Rebelle est le poème, tâche rouge au paysage IV

Publié le 14 mars 2011 par Xavierlaine081

 

Ce fut, sommes toutes, un non évènement, puisque le vrai, l’officiel, celui que tous attendaient se passait ailleurs. Mais nous eûmes la patience d’écrire dans la marge les prémisses d’une autre ouverture. La symphonie finira bien par venir, n’est-ce pas ?

Au fil des jours pleuvaient comme sur nos têtes les gouttes froides d’un mars furieux, les mauvaises nouvelles pour le microcosme poétique de ce pays. Les édiles, de tous bords, aiment de moins en moins toute parole libre et incontrôlable. Alors, ils exigent en tapant du pied et du poing. Ils menacent et mettent celles-ci en application : pour peine de vos mots ardents qui débordent de nos idées étroites, nous fermons les cordons de la bourse.

Ceux-là n’imaginent même pas, tant leur pensée tiendrait dans un dé à coudre (mais sait-on encore, désormais, ce que peut être un tel objet ?) qu’à tant œuvrer pour une culture réduite au divertissement, c’est contre eux-mêmes qu’ils jouent, détruisant l’espoir avant même de l’avoir semé. 

Nous étions donc dehors. Il faisait froid, terriblement froid, et le maigre public dut se faire stoïque pour ne pas fuir devant la morsure météorologique. 

Les mots filaient à pleines bouches, à pleines gorges déployées, et micros ouverts. Le rythme en ponctuait l’aplomb : parole rebelle, encore et encore, comme l’est toute poésie qui ne s’accommode de rien, nait de rien, jaillit de nulle part. 

Il fallait juste cette fenêtre pour rejoindre Jean Genet : 

« La chanson qui traverse un monde ténébreux 

C’est le cri d’un marlou porté par ta musique, 

C’est le chant d’un pendu raidi comme une trique. 
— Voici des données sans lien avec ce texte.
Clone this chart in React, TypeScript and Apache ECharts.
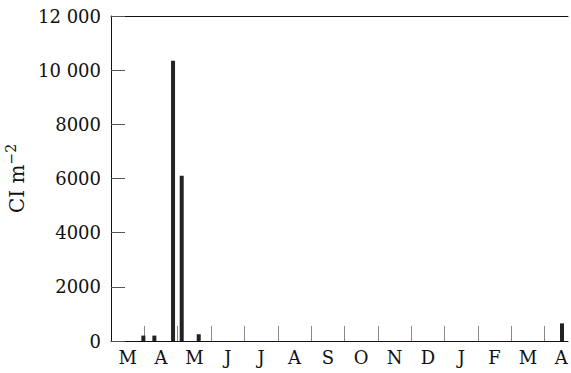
import React, { useEffect, useRef } from "react";
import * as echarts from "echarts";

const monthLabels = ["M", "A", "M", "J", "J", "A", "S", "O", "N", "D", "J", "F", "M", "A"];
// bar positions in months since 1 March (fractional)
const barPositions = [0.97, 1.3, 1.86, 2.12, 2.63, 13.52];
const barValues = [200, 200, 10350, 6100, 250, 650];

const FONT = "DejaVu Serif";

export default function App() {
  const ref = useRef<HTMLDivElement>(null);
  useEffect(() => {
    if (!ref.current) return;
    const chart = echarts.init(ref.current, undefined, { renderer: "svg" });
    const xMax = 13.7;
    const boundaries = monthLabels.map((_, i) => i).filter((i) => i > 0);
    const mids = monthLabels.map((_, i) => i + 0.5);
    chart.setOption({
      animation: false,
      backgroundColor: "#ffffff",
      grid: { left: 111, right: 3, top: 16, bottom: 32, outerBoundsMode: "none", containLabel: false },
      xAxis: [
        {
          type: "value",
          min: 0,
          max: xMax,
          splitLine: { show: false },
          axisLine: { show: true, onZero: false, lineStyle: { color: "#111", width: 1 } },
          axisTick: {
            show: true,
            inside: true,
            length: 15,
            customValues: boundaries,
            lineStyle: { color: "#888", width: 1 },
          },
          axisLabel: {
            show: true,
            customValues: mids,
            margin: 7,
            fontFamily: FONT,
            fontSize: 18,
            color: "#111",
            formatter: (v: number) => monthLabels[Math.floor(v)] ?? "",
          },
        },
        {
          type: "value",
          position: "top",
          min: 0,
          max: xMax,
          splitLine: { show: false },
          axisLine: { show: true, onZero: false, lineStyle: { color: "#111", width: 1 } },
          axisTick: { show: false },
          axisLabel: { show: false },
        },
      ],
      yAxis: {
        type: "value",
        min: 0,
        max: 12000,
        interval: 2000,
        splitLine: { show: false },
        axisLine: { show: true, onZero: false, lineStyle: { color: "#111", width: 1 } },
        axisTick: { show: true, inside: true, length: 14, lineStyle: { color: "#555", width: 1 } },
        axisLabel: {
          margin: 10,
          fontFamily: FONT,
          fontSize: 18,
          color: "#111",
          formatter: (v: number) =>
            v >= 10000 ? `${Math.floor(v / 1000)} ${String(v % 1000).padStart(3, "0")}` : String(v),
        },
        name: "{a|CI m}{b|−2}",
        nameLocation: "middle",
        nameRotate: 90,
        nameGap: 75,
        nameTextStyle: {
          rich: {
            a: { fontFamily: FONT, fontSize: 20, color: "#111" },
            b: { fontFamily: FONT, fontSize: 14, color: "#111", verticalAlign: "bottom", padding: [0, 0, 12, 0] },
          },
        },
      },
      series: [
        {
          type: "bar",
          xAxisIndex: 0,
          barWidth: 4,
          itemStyle: { color: "#222" },
          data: barPositions.map((p, i) => [p, barValues[i]]),
          z: 5,
        },
      ],
    });
    return () => chart.dispose();
  }, []);
  return <div ref={ref} style={{ width: 571, height: 373, position: "absolute", left: 0, top: 0 }} />;
}
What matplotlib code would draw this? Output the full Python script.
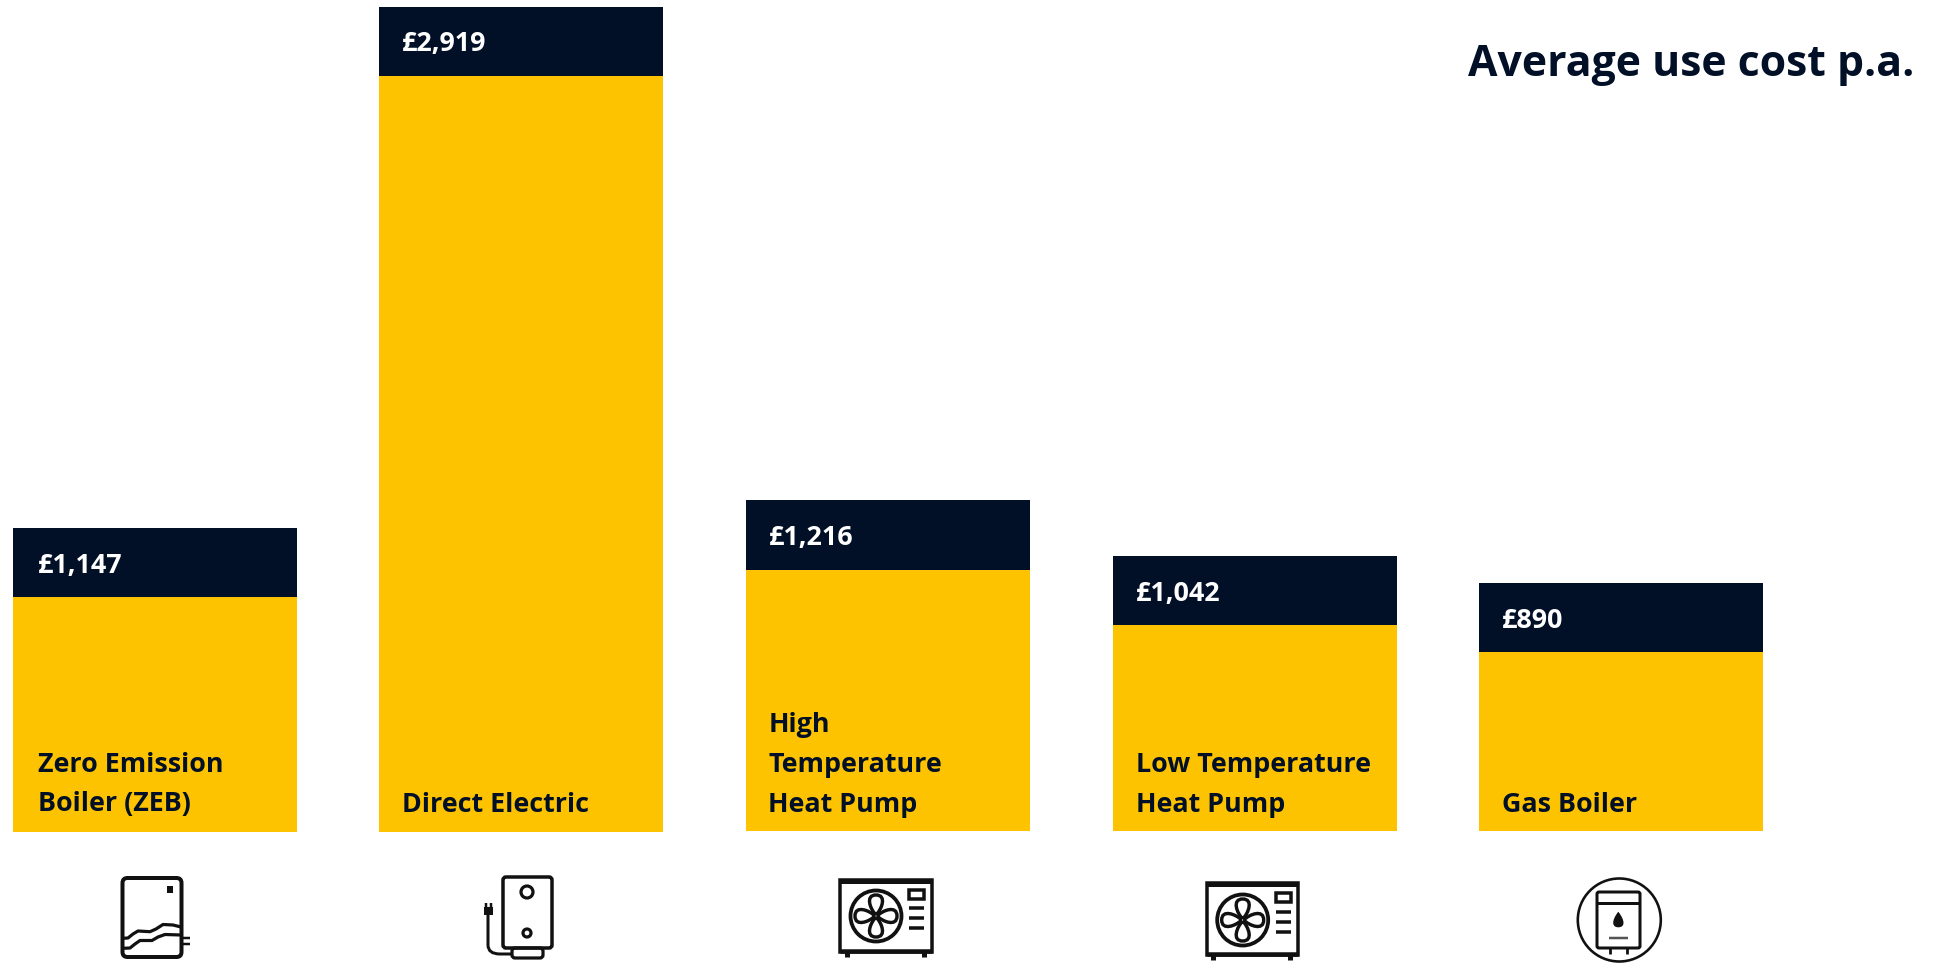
import numpy as np
import matplotlib
matplotlib.use("Agg")
import matplotlib.pyplot as plt
from matplotlib.patches import Ellipse, Rectangle, FancyBboxPatch, PathPatch
from matplotlib.path import Path

plt.rcParams['font.family'] = ['Open Sans', 'DejaVu Sans']

# data, bar heights (they are not quite proportional to the labels)
labels = ["Zero Emission\nBoiler (ZEB)", "Direct Electric", "High\nTemperature\nHeat Pump", "Low Temperature\nHeat Pump", "Gas Boiler"]
cost_labels = ["£1,147", "£2,919", "£1,216", "£1,042", "£890"]
bar_heights = [304, 825, 330.5, 275, 248]

YELLOW = "#fec300"
NAVY = "#011027"
INK = "#111111"
W, H = 1939, 963
bar_lefts = np.array([13, 379, 746, 1113, 1479])
bar_bottoms = np.array([832, 832, 831, 831, 831])
text_pads = [25, 22.5, 22.5, 22.5, 22.5]
bar_width = 284
cap_height = 69.5

fig = plt.figure(figsize=(W / 100, H / 100), dpi=100)
ax = fig.add_axes([0, 0, 1, 1])
ax.set_xlim(0, W)
ax.set_ylim(H, 0)
ax.axis("off")


def px(w):
    return w * 0.72


def line(xs, ys, w=4, color=INK):
    ax.plot(xs, ys, color=color, lw=px(w), solid_capstyle="butt", solid_joinstyle="round")


def box(x0, y0, x1, y1, w=3.5, fill="none"):
    ax.add_patch(Rectangle((x0, y0), x1 - x0, y1 - y0, fc=fill, ec=INK, lw=px(w)))


def round_box(x0, y0, x1, y1, w=3.5, r=4):
    ax.add_patch(FancyBboxPatch((x0 + r, y0 + r), x1 - x0 - 2 * r, y1 - y0 - 2 * r,
                                boxstyle=f"round,pad={r},rounding_size={r}", fc="none", ec=INK, lw=px(w)))


def circle(cx, cy, r, w=3.5, fill="none"):
    ax.add_patch(Ellipse((cx, cy), 2 * r, 2 * r, fc=fill, ec=INK, lw=px(w)))


def fan_unit(x0, y0, x1, y1, foot, fan_x, fan_y, sq_x, sq_y, row_x, row_ys):
    box(x0, y0, x1, y1, w=3.5)
    line([x0, x1], [y0 + 1, y0 + 1], w=5)
    line([x0, x1], [y1 - 1, y1 - 1], w=4.5)
    for fx in foot:
        line([fx, fx], [y1, y1 + 5.5], w=5)
    circle(fan_x, fan_y, 25.5, w=3.8)
    # four petals of the fan
    for ang in [0, 90, 180, 270]:
        t = np.radians(ang)
        c, s = np.cos(t), np.sin(t)
        pts = np.array([[1, 0], [7, -6], [21, -11], [21, 0], [21, 11], [7, 6], [1, 0]])
        rot = np.c_[pts[:, 0] * c - pts[:, 1] * s + fan_x, pts[:, 0] * s + pts[:, 1] * c + fan_y]
        codes = [Path.MOVETO, Path.CURVE4, Path.CURVE4, Path.CURVE4, Path.CURVE4, Path.CURVE4, Path.CURVE4]
        ax.add_patch(PathPatch(Path(rot, codes), fc="none", ec=INK, lw=px(3.4)))
    box(sq_x[0], sq_y[0], sq_x[1], sq_y[1], w=3.5)
    for ry in row_ys:
        line(row_x, [ry, ry], w=3.5)


# bars
centers = bar_lefts + bar_width / 2
heights = np.array(bar_heights)
ax.bar(centers, -heights, width=bar_width, bottom=bar_bottoms, color=YELLOW, linewidth=0)
ax.bar(centers, cap_height, width=bar_width, bottom=bar_bottoms - heights, color=NAVY, linewidth=0)

for left, pad, bottom, h, cost, label in zip(bar_lefts, text_pads, bar_bottoms, heights, cost_labels, labels):
    ax.text(left + pad, bottom - h + 44.5, cost, color="white", fontsize=19.4, fontweight="bold", va="baseline")
    for i, part in enumerate(reversed(label.split("\n"))):
        ax.text(left + pad, 811.5 - i * 40, part, color=NAVY, fontsize=19.4, fontweight="bold", va="baseline")

ax.text(1914.5, 76, "Average use cost p.a.", color=NAVY, fontsize=30.8, fontweight="bold", ha="right", va="baseline")

# icon 1, zero emission boiler
round_box(122.5, 878, 181.5, 957, w=4, r=5)
ax.add_patch(Rectangle((167, 886), 5.7, 6.7, fc=INK, ec="none"))
line([123, 128, 133, 138, 150, 156, 163, 173, 181],
     [938.3, 938, 934, 931, 931.7, 929, 924.5, 925, 927], w=3.2)
line([123, 130, 135, 140, 152, 158, 165, 181],
     [948.3, 948, 944, 940.5, 940.5, 937, 934.5, 935], w=3.2)
line([182, 190], [937.7, 937.7], w=2.5)
line([182, 190], [944, 944], w=2.5)

# icon 2, direct electric
round_box(503, 877, 552, 948, w=3.5, r=3)
circle(527, 892, 6, w=3.2)
circle(527, 933, 4, w=3.2)
round_box(512, 948, 543, 958, w=3.2, r=3)
ax.add_patch(PathPatch(Path([(488, 915), (488, 945), (488, 954), (500, 954), (512, 954)],
                            [Path.MOVETO, Path.LINETO, Path.CURVE3, Path.CURVE3, Path.LINETO]),
                       fc="none", ec=INK, lw=px(3)))
ax.add_patch(Rectangle((484, 907), 9, 8, fc=INK, ec="none"))
line([486, 486], [903, 908], w=2.5)
line([491, 491], [903, 908], w=2.5)

# icons 3 and 4, heat pumps
fan_unit(840, 880, 931.7, 951.7, (846.7, 924.3), 876, 916, (909, 924), (890.5, 899.5), (909, 924), (908, 918, 928))
fan_unit(1206.7, 883.5, 1298.3, 955, (1213, 1290), 1242.7, 920, (1276, 1290.5), (893.5, 902.5), (1276, 1291), (911.7, 921.7, 931.7))

# icon 5, gas boiler
circle(1619.3, 920, 41.5, w=2.6)
round_box(1597, 892, 1640, 948, w=3, r=2)
line([1597, 1640], [903.3, 903.3], w=3)
for fx in (1610, 1626.7):
    line([fx, fx], [948, 954], w=2.8)
line([1609, 1628], [937.7, 937.7], w=2.5, color="#555555")
ax.add_patch(PathPatch(Path([(1618.3, 911.7), (1611, 921), (1612, 927.3), (1618.3, 927.3), (1625, 927.3), (1625.5, 921), (1618.3, 911.7)],
                            [Path.MOVETO, Path.CURVE4, Path.CURVE4, Path.CURVE4, Path.CURVE4, Path.CURVE4, Path.CURVE4]),
                       fc=INK, ec="none"))

fig.savefig("out.png", dpi=100)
C’est l’appel enchanté d’un voleur amoureux. » 

C’est le propre de toute poésie que de se rendre intemporelle, de traverser le temps sans prendre une ride, en phase avec la clameur des hommes, jaillie de derrière les barreaux. Mais qui pourrait, dès lors, se déclarer libre et sans chaînes, sinon ceux que la privation de liberté initie à la barbarie que les humains exercent sur eux-mêmes ? 

Il faisait froid dehors, mais si chaud en dedans dans cet espace étroit, entre les livres sagement rangés. Un petit verre de rouge entre deux lignes et les langues vont bon train. On se promet de remettre ça, pour le plaisir de la rencontre. 

Voilà que la promesse est en elle-même une poétique du monde, ou son frémissement.